I’d want students making those choices as well, ideally in an environment where a quick change doesn’t cost them anything. Even when students are asked in advance to create the initial graph, leave the axes totally unlabeled and let them make all the decisions.

I also think this flexibility would lead to students coming to different conclusions about the effectiveness of the Joulies. A one-hour or thirty-minute graph makes it look like the Joulies are doing a pretty good job, while the six-hour graph makes it look like they do nothing most of the time. It could even lead to a cool “how to lie with data” conversation, or at least an important conversation about the nonlinearity of the graph (to meet 8.F.5). Often students think all graphs and functions are linear. The short-term graph of the “no Joulies” seems linear enough… then boom it ain’t!

I’m also a little confused by your student work example — the graphs show that the Joulies version stays in the “perfect” zone for more than twice as long (75 minutes versus 30). So I would not agree with the student’s assessment that they “stay perfect for almost exactly the same amount of time”. The six-hour versus one-hour makes a big difference here, I suppose.

Last, two nitpicks: the video talks of coffee but then presents tea (no big deal but why use tea and not coffee?). And please show me an actual eighth grader with the quality handwriting exhibited in the “student work” ;)

@Dan Meyer

My mistake on the graphs, I found the file that has the plain and joulies graph drawn, so ignore that bit of commentary.

As far as the domain goes, I thought it was important to see the tea level out to the ambient temp. There were many students (weak 11th and 12th graders) who made the mistake of not reading the scale and initially drew their graphs where the tea was at 0 F after a couple of hours. Seems like an important point.
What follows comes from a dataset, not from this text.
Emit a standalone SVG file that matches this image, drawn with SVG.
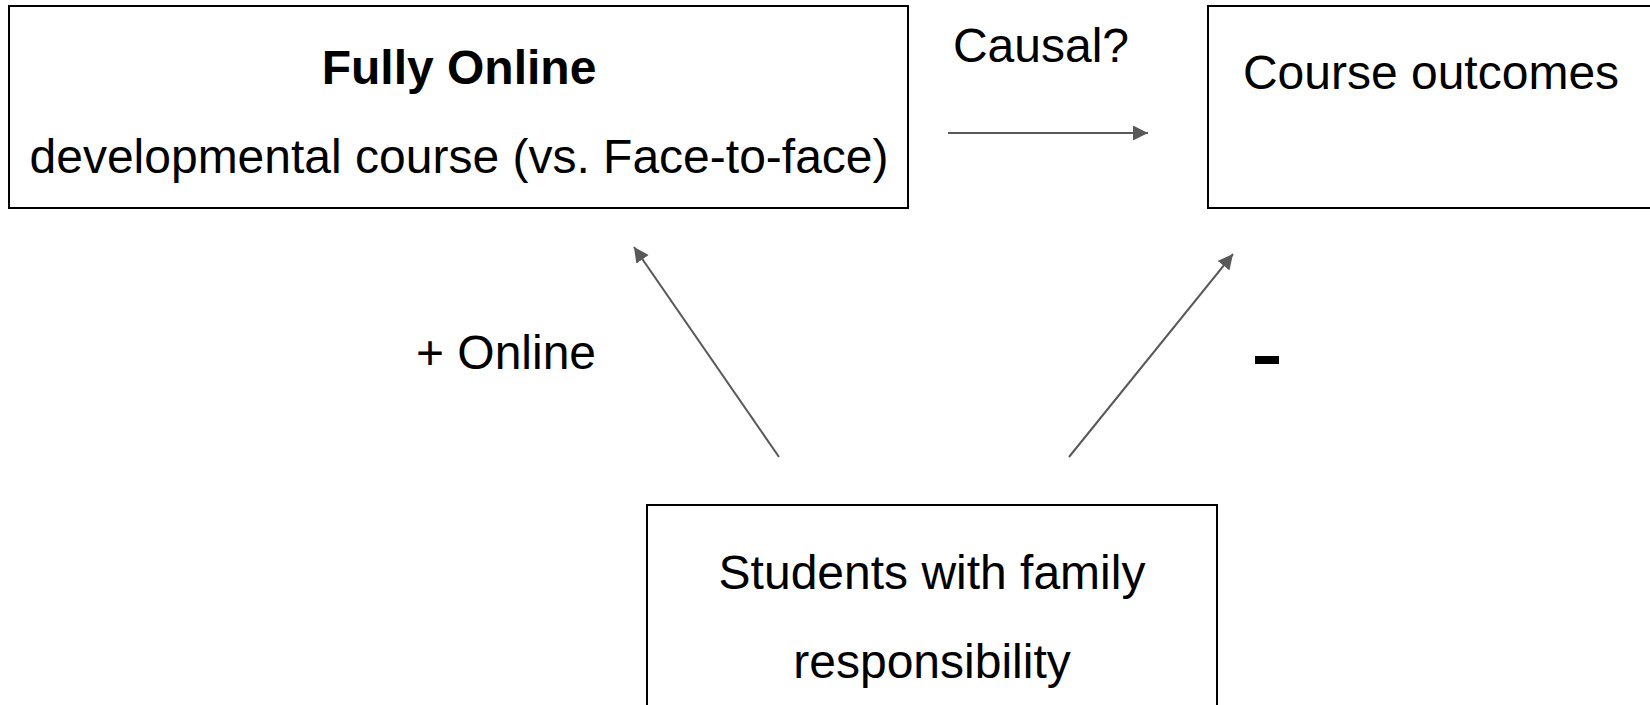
<svg xmlns="http://www.w3.org/2000/svg" width="1650" height="705" viewBox="0 0 1650 705">
  <defs>
    <marker id="arrowhead" markerUnits="userSpaceOnUse" markerWidth="16" markerHeight="16" refX="15" refY="7.5" orient="auto">
      <path d="M0,0 L15,7.5 L0,15 z" fill="#595959"/>
    </marker>
    <style>
      .box { fill: #ffffff; stroke: #000000; stroke-width: 2; }
      .label { font-family: "Liberation Sans", Arial, sans-serif; font-size: 48px; fill: #000000; }
      .bold { font-weight: bold; }
      .conn { stroke: #595959; stroke-width: 2; fill: none; marker-end: url(#arrowhead); }
    </style>
  </defs>

  <rect width="1650" height="705" fill="#ffffff"/>

  <!-- Treatment: course delivery mode -->
  <g id="node-online">
    <rect class="box" x="9" y="6" width="899" height="202"/>
    <text class="label bold" x="459" y="84" text-anchor="middle">Fully Online</text>
    <text class="label" x="459" y="173" text-anchor="middle">developmental course (vs. Face-to-face)</text>
  </g>

  <!-- Outcome -->
  <g id="node-outcomes">
    <rect class="box" x="1208" y="6" width="460" height="202"/>
    <text class="label" x="1431" y="89" text-anchor="middle">Course outcomes</text>
  </g>

  <!-- Confounder -->
  <g id="node-family">
    <rect class="box" x="647" y="505" width="570" height="220"/>
    <text class="label" x="932" y="589" text-anchor="middle">Students with family</text>
    <text class="label" x="932" y="678" text-anchor="middle">responsibility</text>
  </g>

  <!-- Connectors -->
  <g id="connectors">
    <line class="conn" x1="948" y1="133" x2="1148" y2="133"/>
    <line class="conn" x1="779" y1="457" x2="634" y2="247"/>
    <line class="conn" x1="1069" y1="457" x2="1233" y2="254"/>
  </g>

  <!-- Edge labels -->
  <g id="edge-labels">
    <text class="label" x="1041" y="62" text-anchor="middle">Causal?</text>
    <text class="label" x="506" y="369" text-anchor="middle">+ Online</text>
    <rect x="1255" y="356" width="24" height="8" fill="#000000"/>
  </g>
</svg>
It also fits in well with the “make a guess” entry point (and general perserverance). Interactive tech is great for this — I think a big reason is its personal nature. Only Angry Birds will know you sucked at that level, and only the grapher will know your initial choice of axes was terrible. No matter how much I try in classrooms, kids remain afraid to jump in with initial guesses, fearful that it’s being graded or something.